━━━ Source data

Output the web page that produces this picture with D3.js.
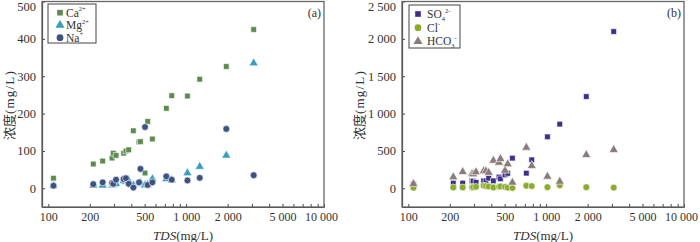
<!DOCTYPE html>
<html>
<head>
<meta charset="utf-8">
<script src="https://cdn.jsdelivr.net/npm/d3@7"></script>
<style>
  body { margin: 0; background: #fff; }
  svg { display: block; }
  text { font-family: "Liberation Serif", "DejaVu Serif", serif; fill: #333; }
</style>
</head>
<body>
<div class="svg-div"></div>
<script>
// sample TDS (mg/L), shared by both panels
var tds = [109, 212, 248, 290, 296, 310, 352, 366, 383, 414, 455, 466, 503, 526, 569, 718, 786, 1022, 1255, 1955, 3090];

// panel (a) cations, mg/L
var ca = [27, 65, 73, 81, 94, 88, 94, 100, 103, 154, 124, 125, 41, 179, 132, 214, 248, 247, 292, 326, 425];
var mg = [7, 8, 8, 8, 10, 12, 20, 18, 20, 8, 12, 15, 8, 10, 25, 25, 22, 41, 58, 88, 335];
var na = [7, 11, 16, 14, 12, 23, 25, 27, 12, 2, 16, 52, 164, 9, 16, 32, 23, 21, 28, 159, 35];

// panel (b) anions, mg/L
var so4 = [56, 70, 70, 100, 95, 80, 100, 100, 136, 100, 150, 127, 180, 200, 404, 203, 381, 689, 859, 1228, 2098];
var cl = [8, 12, 12, 15, 15, 20, 35, 30, 25, 12, 20, 25, 20, 10, 5, 35, 30, 15, 40, 15, 10];
var hco3 = [60, 150, 220, 194, 190, 218, 230, 230, 210, 372, 345, 395, 238, 324, 78, 546, 301, 158, 91, 448, 515];

// tick labels
var xTickLabels = [100, 200, 500, 1000, 2000, 5000, 10000];
var yTicksA = [0, 100, 200, 300, 400, 500];
var yTicksB = [0, 500, 1000, 1500, 2000, 2500];

var w = 700, h = 242;
var svg = d3.select(".svg-div").append("svg")
  .attr("width", w).attr("height", h);

// minor + major ticks on log axis
var xTicks = [];
[100, 1000].forEach(function(d) {
  for (var k = 1; k < 10; k++) xTicks.push(d * k);
});
xTicks.push(10000);

var fmt = function(d) { return d3.format(",")(d).replace(/,/g, " "); };

function panel(opt) {
  var g = svg.append("g").attr("transform", "translate(" + opt.left + ",0)");
  var pw = 282, top = 1.5, bottom = 207;

  var x = d3.scaleLog().domain([90, 10000]).range([0, pw]);
  var y = d3.scaleLinear().domain(opt.yDomain).range([bottom, top]);

  // x axis
  var xAxis = d3.axisBottom(x)
    .tickValues(xTicks)
    .tickSizeInner(-3).tickSizeOuter(0)
    .tickFormat(function(d) { return xTickLabels.indexOf(d) >= 0 ? fmt(d) : ""; });
  var gx = g.append("g").attr("transform", "translate(0," + bottom + ")").call(xAxis);
  gx.selectAll("text").attr("y", 5).attr("dy", "0.71em").style("font-size", "12px");
  gx.selectAll(".tick").filter(function(d) { return d === 10000; })
    .select("text").attr("dx", -3);

  var yAxis = d3.axisLeft(y)
    .tickValues(opt.yTicks)
    .tickSizeInner(-3).tickSizeOuter(0)
    .tickFormat(fmt);
  var gy = g.append("g").call(yAxis);
  gy.selectAll("text").attr("x", -6).style("font-size", "12.5px");
  // top label sits just inside the picture
  gy.selectAll(".tick").filter(function(d) { return d === opt.yTicks[opt.yTicks.length - 1]; })
    .select("text").attr("dy", "0.75em").attr("y", -0.5);

  g.selectAll(".domain").attr("stroke", "#444").attr("stroke-width", 1.2);
  g.selectAll(".tick line").attr("stroke", "#444");
  g.selectAll(".tick text").attr("fill", "#333").attr("font-family", "Liberation Serif");

  // frame
  g.append("rect")
    .attr("x", 0).attr("y", top)
    .attr("width", pw).attr("height", bottom - top)
    .attr("fill", "none").attr("stroke", "#666").attr("stroke-width", 1.3);

  // series
  opt.series.forEach(function(s) {
    var sym = d3.symbol().type(s.type).size(s.size);
    g.append("g").selectAll("path")
      .data(s.values)
      .enter()
      .append("path")
      .attr("transform", function(d, i) {
        return "translate(" + x(tds[i]) + "," + y(d) + ")";
      })
      .attr("d", sym)
      .attr("fill", s.color)
      .attr("stroke", "#fff")
      .attr("stroke-width", 0.6);
  });

  // legend
  var L = opt.legend;
  var lg = g.append("g").attr("transform", "translate(" + L.x + "," + L.y + ")");
  lg.append("rect")
    .attr("width", L.w).attr("height", L.h)
    .attr("fill", "#fff").attr("stroke", "#444").attr("stroke-width", 1);
  opt.series.forEach(function(s, i) {
    var yy = L.y0 + i * L.dy;
    lg.append("path")
      .attr("transform", "translate(" + L.mx + "," + yy + ")")
      .attr("d", d3.symbol().type(s.type).size(s.size)())
      .attr("fill", s.color);
    var t = lg.append("text").attr("x", L.tx).attr("y", yy + 4).style("font-size", "11.5px");
    t.append("tspan").text(s.name);
    if (s.sub) t.append("tspan").attr("dy", 2.5).style("font-size", "6.5px").text(s.sub);
    if (s.sup) t.append("tspan").attr("dy", s.sub ? -8 : -5.5).style("font-size", "6.5px").text(s.sup);
  });

  // panel tag
  g.append("text").attr("x", pw - 3).attr("y", 17)
    .attr("text-anchor", "end").style("font-size", "12px").text(opt.tag);

  // y label
  var yl = g.append("text")
    .attr("transform", "translate(" + opt.yLabelX + "," + 105 + ") rotate(-90)")
    .attr("text-anchor", "middle").attr("dy", "0.35em").style("font-size", "13px");
  yl.append("tspan").style("font-family", "Noto Sans CJK SC").text("浓度");
  yl.append("tspan").style("letter-spacing", "1.2px").text("(mg/L)");

  // x label
  var xl = g.append("text")
    .attr("x", pw / 2).attr("y", 240)
    .attr("text-anchor", "middle").style("font-size", "13px");
  xl.append("tspan").style("font-style", "italic").text("TDS");
  xl.append("tspan").text("(mg/L)");
}

panel({
  left: 42,
  yDomain: [-50, 500],
  yTicks: yTicksA,
  yLabelX: -33,
  tag: "(a)",
  legend: { x: 6, y: 4, w: 48, h: 39, y0: 8.7, dy: 12.5, mx: 12, tx: 18 },
  series: [
    { name: "Ca", sup: "2+", values: ca, type: d3.symbolSquare, size: 32, color: "#5d8a4f" },
    { name: "Mg", sup: "2+", values: mg, type: d3.symbolTriangle, size: 36, color: "#3a9cc0" },
    { name: "Na", sup: "+", values: na, type: d3.symbolCircle, size: 36, color: "#3d5183" }
  ]
});

panel({
  left: 402,
  yDomain: [-250, 2500],
  yTicks: yTicksB,
  yLabelX: -43,
  tag: "(b)",
  legend: { x: 7, y: 5, w: 51, h: 43, y0: 9, dy: 13.7, mx: 9, tx: 18 },
  series: [
    { name: "SO", sub: "4", sup: "2-", values: so4, type: d3.symbolSquare, size: 32, color: "#3f2f8b" },
    { name: "Cl", sup: "-", values: cl, type: d3.symbolCircle, size: 36, color: "#8aab2c" },
    { name: "HCO", sub: "3", sup: "-", values: hco3, type: d3.symbolTriangle, size: 36, color: "#8a7c7b" }
  ]
});
</script>
</body>
</html>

━━━━━━

§ **Exercise prompt**:
Do not include the images; transcribe the rest of the listing exactly.

§ **Reply to the exercise**:
Output the web page that produces this picture with D3.js.
<!DOCTYPE html>
<html>
<head>
<meta charset="utf-8">
<script src="https://cdn.jsdelivr.net/npm/d3@7"></script>
<style>
  body { margin: 0; background: #fff; }
  svg { display: block; }
  text { font-family: "Liberation Serif", "DejaVu Serif", serif; fill: #333; }
</style>
</head>
<body>
<div class="svg-div"></div>
<script>
// sample TDS (mg/L), shared by both panels
var tds = [109, 212, 248, 290, 296, 310, 352, 366, 383, 414, 455, 466, 503, 526, 569, 718, 786, 1022, 1255, 1955, 3090];

// panel (a) cations, mg/L
var ca = [27, 65, 73, 81, 94, 88, 94, 100, 103, 154, 124, 125, 41, 179, 132, 214, 248, 247, 292, 326, 425];
var mg = [7, 8, 8, 8, 10, 12, 20, 18, 20, 8, 12, 15, 8, 10, 25, 25, 22, 41, 58, 88, 335];
var na = [7, 11, 16, 14, 12, 23, 25, 27, 12, 2, 16, 52, 164, 9, 16, 32, 23, 21, 28, 159, 35];

// panel (b) anions, mg/L
var so4 = [56, 70, 70, 100, 95, 80, 100, 100, 136, 100, 150, 127, 180, 200, 404, 203, 381, 689, 859, 1228, 2098];
var cl = [8, 12, 12, 15, 15, 20, 35, 30, 25, 12, 20, 25, 20, 10, 5, 35, 30, 15, 40, 15, 10];
var hco3 = [60, 150, 220, 194, 190, 218, 230, 230, 210, 372, 345, 395, 238, 324, 78, 546, 301, 158, 91, 448, 515];

// tick labels
var xTickLabels = [100, 200, 500, 1000, 2000, 5000, 10000];
var yTicksA = [0, 100, 200, 300, 400, 500];
var yTicksB = [0, 500, 1000, 1500, 2000, 2500];

var w = 700, h = 242;
var svg = d3.select(".svg-div").append("svg")
  .attr("width", w).attr("height", h);

// minor + major ticks on log axis
var xTicks = [];
[100, 1000].forEach(function(d) {
  for (var k = 1; k < 10; k++) xTicks.push(d * k);
});
xTicks.push(10000);

var fmt = function(d) { return d3.format(",")(d).replace(/,/g, " "); };

function panel(opt) {
  var g = svg.append("g").attr("transform", "translate(" + opt.left + ",0)");
  var pw = 282, top = 1.5, bottom = 207;

  var x = d3.scaleLog().domain([90, 10000]).range([0, pw]);
  var y = d3.scaleLinear().domain(opt.yDomain).range([bottom, top]);

  // x axis
  var xAxis = d3.axisBottom(x)
    .tickValues(xTicks)
    .tickSizeInner(-3).tickSizeOuter(0)
    .tickFormat(function(d) { return xTickLabels.indexOf(d) >= 0 ? fmt(d) : ""; });
  var gx = g.append("g").attr("transform", "translate(0," + bottom + ")").call(xAxis);
  gx.selectAll("text").attr("y", 5).attr("dy", "0.71em").style("font-size", "12px");
  gx.selectAll(".tick").filter(function(d) { return d === 10000; })
    .select("text").attr("dx", -3);

  var yAxis = d3.axisLeft(y)
    .tickValues(opt.yTicks)
    .tickSizeInner(-3).tickSizeOuter(0)
    .tickFormat(fmt);
  var gy = g.append("g").call(yAxis);
  gy.selectAll("text").attr("x", -6).style("font-size", "12.5px");
  // top label sits just inside the picture
  gy.selectAll(".tick").filter(function(d) { return d === opt.yTicks[opt.yTicks.length - 1]; })
    .select("text").attr("dy", "0.75em").attr("y", -0.5);

  g.selectAll(".domain").attr("stroke", "#444").attr("stroke-width", 1.2);
  g.selectAll(".tick line").attr("stroke", "#444");
  g.selectAll(".tick text").attr("fill", "#333").attr("font-family", "Liberation Serif");

  // frame
  g.append("rect")
    .attr("x", 0).attr("y", top)
    .attr("width", pw).attr("height", bottom - top)
    .attr("fill", "none").attr("stroke", "#666").attr("stroke-width", 1.3);

  // series
  opt.series.forEach(function(s) {
    var sym = d3.symbol().type(s.type).size(s.size);
    g.append("g").selectAll("path")
      .data(s.values)
      .enter()
      .append("path")
      .attr("transform", function(d, i) {
        return "translate(" + x(tds[i]) + "," + y(d) + ")";
      })
      .attr("d", sym)
      .attr("fill", s.color)
      .attr("stroke", "#fff")
      .attr("stroke-width", 0.6);
  });

  // legend
  var L = opt.legend;
  var lg = g.append("g").attr("transform", "translate(" + L.x + "," + L.y + ")");
  lg.append("rect")
    .attr("width", L.w).attr("height", L.h)
    .attr("fill", "#fff").attr("stroke", "#444").attr("stroke-width", 1);
  opt.series.forEach(function(s, i) {
    var yy = L.y0 + i * L.dy;
    lg.append("path")
      .attr("transform", "translate(" + L.mx + "," + yy + ")")
      .attr("d", d3.symbol().type(s.type).size(s.size)())
      .attr("fill", s.color);
    var t = lg.append("text").attr("x", L.tx).attr("y", yy + 4).style("font-size", "11.5px");
    t.append("tspan").text(s.name);
    if (s.sub) t.append("tspan").attr("dy", 2.5).style("font-size", "6.5px").text(s.sub);
    if (s.sup) t.append("tspan").attr("dy", s.sub ? -8 : -5.5).style("font-size", "6.5px").text(s.sup);
  });

  // panel tag
  g.append("text").attr("x", pw - 3).attr("y", 17)
    .attr("text-anchor", "end").style("font-size", "12px").text(opt.tag);

  // y label
  var yl = g.append("text")
    .attr("transform", "translate(" + opt.yLabelX + "," + 105 + ") rotate(-90)")
    .attr("text-anchor", "middle").attr("dy", "0.35em").style("font-size", "13px");
  yl.append("tspan").style("font-family", "Noto Sans CJK SC").text("浓度");
  yl.append("tspan").style("letter-spacing", "1.2px").text("(mg/L)");

  // x label
  var xl = g.append("text")
    .attr("x", pw / 2).attr("y", 240)
    .attr("text-anchor", "middle").style("font-size", "13px");
  xl.append("tspan").style("font-style", "italic").text("TDS");
  xl.append("tspan").text("(mg/L)");
}

panel({
  left: 42,
  yDomain: [-50, 500],
  yTicks: yTicksA,
  yLabelX: -33,
  tag: "(a)",
  legend: { x: 6, y: 4, w: 48, h: 39, y0: 8.7, dy: 12.5, mx: 12, tx: 18 },
  series: [
    { name: "Ca", sup: "2+", values: ca, type: d3.symbolSquare, size: 32, color: "#5d8a4f" },
    { name: "Mg", sup: "2+", values: mg, type: d3.symbolTriangle, size: 36, color: "#3a9cc0" },
    { name: "Na", sup: "+", values: na, type: d3.symbolCircle, size: 36, color: "#3d5183" }
  ]
});

panel({
  left: 402,
  yDomain: [-250, 2500],
  yTicks: yTicksB,
  yLabelX: -43,
  tag: "(b)",
  legend: { x: 7, y: 5, w: 51, h: 43, y0: 9, dy: 13.7, mx: 9, tx: 18 },
  series: [
    { name: "SO", sub: "4", sup: "2-", values: so4, type: d3.symbolSquare, size: 32, color: "#3f2f8b" },
    { name: "Cl", sup: "-", values: cl, type: d3.symbolCircle, size: 36, color: "#8aab2c" },
    { name: "HCO", sub: "3", sup: "-", values: hco3, type: d3.symbolTriangle, size: 36, color: "#8a7c7b" }
  ]
});
</script>
</body>
</html>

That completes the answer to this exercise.